Exercise task: All material below is to be reproduced exactly.
-- Start --
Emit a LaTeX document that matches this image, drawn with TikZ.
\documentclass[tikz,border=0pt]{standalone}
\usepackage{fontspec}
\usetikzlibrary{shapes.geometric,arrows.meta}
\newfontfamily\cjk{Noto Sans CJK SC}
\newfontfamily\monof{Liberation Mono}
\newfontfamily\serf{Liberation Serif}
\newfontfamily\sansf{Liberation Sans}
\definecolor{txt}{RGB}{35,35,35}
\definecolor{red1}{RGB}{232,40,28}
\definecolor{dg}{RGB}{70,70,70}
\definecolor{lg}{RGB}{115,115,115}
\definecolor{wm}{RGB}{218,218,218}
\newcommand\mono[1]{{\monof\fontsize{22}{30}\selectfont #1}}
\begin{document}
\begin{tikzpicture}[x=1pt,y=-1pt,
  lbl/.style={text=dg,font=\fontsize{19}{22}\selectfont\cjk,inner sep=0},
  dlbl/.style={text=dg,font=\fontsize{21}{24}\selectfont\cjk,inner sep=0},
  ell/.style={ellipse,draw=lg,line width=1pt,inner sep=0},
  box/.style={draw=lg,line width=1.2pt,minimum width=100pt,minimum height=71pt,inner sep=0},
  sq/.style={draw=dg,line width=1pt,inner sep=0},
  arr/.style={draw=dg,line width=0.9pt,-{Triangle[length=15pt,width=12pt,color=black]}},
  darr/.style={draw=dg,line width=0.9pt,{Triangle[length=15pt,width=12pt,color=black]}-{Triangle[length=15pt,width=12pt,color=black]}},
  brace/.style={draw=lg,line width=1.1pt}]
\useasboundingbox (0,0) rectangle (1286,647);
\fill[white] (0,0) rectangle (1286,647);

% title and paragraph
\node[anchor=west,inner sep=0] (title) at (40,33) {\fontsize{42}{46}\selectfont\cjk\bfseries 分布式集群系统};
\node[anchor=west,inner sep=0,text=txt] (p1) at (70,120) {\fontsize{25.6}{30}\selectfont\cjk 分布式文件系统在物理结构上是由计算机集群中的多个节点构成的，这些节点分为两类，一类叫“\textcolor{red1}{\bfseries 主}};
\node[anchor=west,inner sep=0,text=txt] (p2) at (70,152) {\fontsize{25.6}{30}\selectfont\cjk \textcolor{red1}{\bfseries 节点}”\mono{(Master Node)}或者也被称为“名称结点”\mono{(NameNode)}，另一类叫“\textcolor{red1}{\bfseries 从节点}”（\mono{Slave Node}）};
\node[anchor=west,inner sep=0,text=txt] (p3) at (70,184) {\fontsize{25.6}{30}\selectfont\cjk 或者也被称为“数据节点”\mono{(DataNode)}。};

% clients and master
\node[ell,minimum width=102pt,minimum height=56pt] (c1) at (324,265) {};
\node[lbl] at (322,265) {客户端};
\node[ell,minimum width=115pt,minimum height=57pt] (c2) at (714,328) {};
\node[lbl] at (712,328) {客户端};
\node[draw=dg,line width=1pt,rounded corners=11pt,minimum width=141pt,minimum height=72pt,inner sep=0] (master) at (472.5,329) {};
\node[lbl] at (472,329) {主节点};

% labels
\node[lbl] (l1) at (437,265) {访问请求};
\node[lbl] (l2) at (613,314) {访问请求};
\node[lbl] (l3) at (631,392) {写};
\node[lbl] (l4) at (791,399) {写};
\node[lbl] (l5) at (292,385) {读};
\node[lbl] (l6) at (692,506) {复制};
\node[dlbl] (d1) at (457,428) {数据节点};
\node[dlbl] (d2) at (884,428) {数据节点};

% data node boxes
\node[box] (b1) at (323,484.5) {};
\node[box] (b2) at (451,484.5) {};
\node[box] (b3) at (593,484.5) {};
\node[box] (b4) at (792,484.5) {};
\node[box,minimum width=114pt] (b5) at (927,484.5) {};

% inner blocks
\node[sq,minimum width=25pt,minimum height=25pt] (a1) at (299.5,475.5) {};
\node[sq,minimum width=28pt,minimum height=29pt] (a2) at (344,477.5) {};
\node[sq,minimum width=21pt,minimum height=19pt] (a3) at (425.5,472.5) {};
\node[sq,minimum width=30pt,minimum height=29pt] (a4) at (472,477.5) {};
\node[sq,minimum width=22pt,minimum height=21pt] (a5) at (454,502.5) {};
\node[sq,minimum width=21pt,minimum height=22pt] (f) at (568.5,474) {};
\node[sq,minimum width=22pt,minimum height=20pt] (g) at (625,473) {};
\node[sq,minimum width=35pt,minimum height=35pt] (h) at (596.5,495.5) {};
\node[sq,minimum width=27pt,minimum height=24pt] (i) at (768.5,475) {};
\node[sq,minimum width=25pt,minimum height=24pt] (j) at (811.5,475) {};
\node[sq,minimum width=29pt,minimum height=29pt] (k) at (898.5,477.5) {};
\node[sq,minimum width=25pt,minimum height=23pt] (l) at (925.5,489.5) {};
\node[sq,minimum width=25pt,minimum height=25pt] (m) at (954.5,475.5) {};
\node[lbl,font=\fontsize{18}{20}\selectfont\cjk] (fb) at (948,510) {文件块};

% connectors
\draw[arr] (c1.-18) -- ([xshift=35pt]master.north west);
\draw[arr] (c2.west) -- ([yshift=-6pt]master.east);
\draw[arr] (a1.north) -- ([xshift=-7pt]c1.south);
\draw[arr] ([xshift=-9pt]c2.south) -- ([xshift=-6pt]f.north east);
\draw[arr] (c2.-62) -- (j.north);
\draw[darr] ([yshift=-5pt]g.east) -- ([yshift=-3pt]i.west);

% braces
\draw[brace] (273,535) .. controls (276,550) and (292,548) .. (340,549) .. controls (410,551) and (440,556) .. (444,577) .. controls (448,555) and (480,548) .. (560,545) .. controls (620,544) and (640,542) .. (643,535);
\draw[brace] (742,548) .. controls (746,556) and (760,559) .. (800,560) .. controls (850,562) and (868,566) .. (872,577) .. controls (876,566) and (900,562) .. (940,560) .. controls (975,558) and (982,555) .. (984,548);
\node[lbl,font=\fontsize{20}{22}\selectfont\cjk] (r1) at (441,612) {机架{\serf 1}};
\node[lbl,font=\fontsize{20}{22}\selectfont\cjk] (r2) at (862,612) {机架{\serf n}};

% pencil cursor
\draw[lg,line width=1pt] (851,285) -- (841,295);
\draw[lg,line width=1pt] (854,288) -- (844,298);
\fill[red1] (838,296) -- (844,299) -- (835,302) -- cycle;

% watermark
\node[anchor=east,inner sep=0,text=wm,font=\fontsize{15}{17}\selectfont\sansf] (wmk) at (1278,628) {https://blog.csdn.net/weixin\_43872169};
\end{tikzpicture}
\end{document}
-- End --
Output:
Emit a LaTeX document that matches this image, drawn with TikZ.
\documentclass[tikz,border=0pt]{standalone}
\usepackage{fontspec}
\usetikzlibrary{shapes.geometric,arrows.meta}
\newfontfamily\cjk{Noto Sans CJK SC}
\newfontfamily\monof{Liberation Mono}
\newfontfamily\serf{Liberation Serif}
\newfontfamily\sansf{Liberation Sans}
\definecolor{txt}{RGB}{35,35,35}
\definecolor{red1}{RGB}{232,40,28}
\definecolor{dg}{RGB}{70,70,70}
\definecolor{lg}{RGB}{115,115,115}
\definecolor{wm}{RGB}{218,218,218}
\newcommand\mono[1]{{\monof\fontsize{22}{30}\selectfont #1}}
\begin{document}
\begin{tikzpicture}[x=1pt,y=-1pt,
  lbl/.style={text=dg,font=\fontsize{19}{22}\selectfont\cjk,inner sep=0},
  dlbl/.style={text=dg,font=\fontsize{21}{24}\selectfont\cjk,inner sep=0},
  ell/.style={ellipse,draw=lg,line width=1pt,inner sep=0},
  box/.style={draw=lg,line width=1.2pt,minimum width=100pt,minimum height=71pt,inner sep=0},
  sq/.style={draw=dg,line width=1pt,inner sep=0},
  arr/.style={draw=dg,line width=0.9pt,-{Triangle[length=15pt,width=12pt,color=black]}},
  darr/.style={draw=dg,line width=0.9pt,{Triangle[length=15pt,width=12pt,color=black]}-{Triangle[length=15pt,width=12pt,color=black]}},
  brace/.style={draw=lg,line width=1.1pt}]
\useasboundingbox (0,0) rectangle (1286,647);
\fill[white] (0,0) rectangle (1286,647);

% title and paragraph
\node[anchor=west,inner sep=0] (title) at (40,33) {\fontsize{42}{46}\selectfont\cjk\bfseries 分布式集群系统};
\node[anchor=west,inner sep=0,text=txt] (p1) at (70,120) {\fontsize{25.6}{30}\selectfont\cjk 分布式文件系统在物理结构上是由计算机集群中的多个节点构成的，这些节点分为两类，一类叫“\textcolor{red1}{\bfseries 主}};
\node[anchor=west,inner sep=0,text=txt] (p2) at (70,152) {\fontsize{25.6}{30}\selectfont\cjk \textcolor{red1}{\bfseries 节点}”\mono{(Master Node)}或者也被称为“名称结点”\mono{(NameNode)}，另一类叫“\textcolor{red1}{\bfseries 从节点}”（\mono{Slave Node}）};
\node[anchor=west,inner sep=0,text=txt] (p3) at (70,184) {\fontsize{25.6}{30}\selectfont\cjk 或者也被称为“数据节点”\mono{(DataNode)}。};

% clients and master
\node[ell,minimum width=102pt,minimum height=56pt] (c1) at (324,265) {};
\node[lbl] at (322,265) {客户端};
\node[ell,minimum width=115pt,minimum height=57pt] (c2) at (714,328) {};
\node[lbl] at (712,328) {客户端};
\node[draw=dg,line width=1pt,rounded corners=11pt,minimum width=141pt,minimum height=72pt,inner sep=0] (master) at (472.5,329) {};
\node[lbl] at (472,329) {主节点};

% labels
\node[lbl] (l1) at (437,265) {访问请求};
\node[lbl] (l2) at (613,314) {访问请求};
\node[lbl] (l3) at (631,392) {写};
\node[lbl] (l4) at (791,399) {写};
\node[lbl] (l5) at (292,385) {读};
\node[lbl] (l6) at (692,506) {复制};
\node[dlbl] (d1) at (457,428) {数据节点};
\node[dlbl] (d2) at (884,428) {数据节点};

% data node boxes
\node[box] (b1) at (323,484.5) {};
\node[box] (b2) at (451,484.5) {};
\node[box] (b3) at (593,484.5) {};
\node[box] (b4) at (792,484.5) {};
\node[box,minimum width=114pt] (b5) at (927,484.5) {};

% inner blocks
\node[sq,minimum width=25pt,minimum height=25pt] (a1) at (299.5,475.5) {};
\node[sq,minimum width=28pt,minimum height=29pt] (a2) at (344,477.5) {};
\node[sq,minimum width=21pt,minimum height=19pt] (a3) at (425.5,472.5) {};
\node[sq,minimum width=30pt,minimum height=29pt] (a4) at (472,477.5) {};
\node[sq,minimum width=22pt,minimum height=21pt] (a5) at (454,502.5) {};
\node[sq,minimum width=21pt,minimum height=22pt] (f) at (568.5,474) {};
\node[sq,minimum width=22pt,minimum height=20pt] (g) at (625,473) {};
\node[sq,minimum width=35pt,minimum height=35pt] (h) at (596.5,495.5) {};
\node[sq,minimum width=27pt,minimum height=24pt] (i) at (768.5,475) {};
\node[sq,minimum width=25pt,minimum height=24pt] (j) at (811.5,475) {};
\node[sq,minimum width=29pt,minimum height=29pt] (k) at (898.5,477.5) {};
\node[sq,minimum width=25pt,minimum height=23pt] (l) at (925.5,489.5) {};
\node[sq,minimum width=25pt,minimum height=25pt] (m) at (954.5,475.5) {};
\node[lbl,font=\fontsize{18}{20}\selectfont\cjk] (fb) at (948,510) {文件块};

% connectors
\draw[arr] (c1.-18) -- ([xshift=35pt]master.north west);
\draw[arr] (c2.west) -- ([yshift=-6pt]master.east);
\draw[arr] (a1.north) -- ([xshift=-7pt]c1.south);
\draw[arr] ([xshift=-9pt]c2.south) -- ([xshift=-6pt]f.north east);
\draw[arr] (c2.-62) -- (j.north);
\draw[darr] ([yshift=-5pt]g.east) -- ([yshift=-3pt]i.west);

% braces
\draw[brace] (273,535) .. controls (276,550) and (292,548) .. (340,549) .. controls (410,551) and (440,556) .. (444,577) .. controls (448,555) and (480,548) .. (560,545) .. controls (620,544) and (640,542) .. (643,535);
\draw[brace] (742,548) .. controls (746,556) and (760,559) .. (800,560) .. controls (850,562) and (868,566) .. (872,577) .. controls (876,566) and (900,562) .. (940,560) .. controls (975,558) and (982,555) .. (984,548);
\node[lbl,font=\fontsize{20}{22}\selectfont\cjk] (r1) at (441,612) {机架{\serf 1}};
\node[lbl,font=\fontsize{20}{22}\selectfont\cjk] (r2) at (862,612) {机架{\serf n}};

% pencil cursor
\draw[lg,line width=1pt] (851,285) -- (841,295);
\draw[lg,line width=1pt] (854,288) -- (844,298);
\fill[red1] (838,296) -- (844,299) -- (835,302) -- cycle;

% watermark
\node[anchor=east,inner sep=0,text=wm,font=\fontsize{15}{17}\selectfont\sansf] (wmk) at (1278,628) {https://blog.csdn.net/weixin\_43872169};
\end{tikzpicture}
\end{document}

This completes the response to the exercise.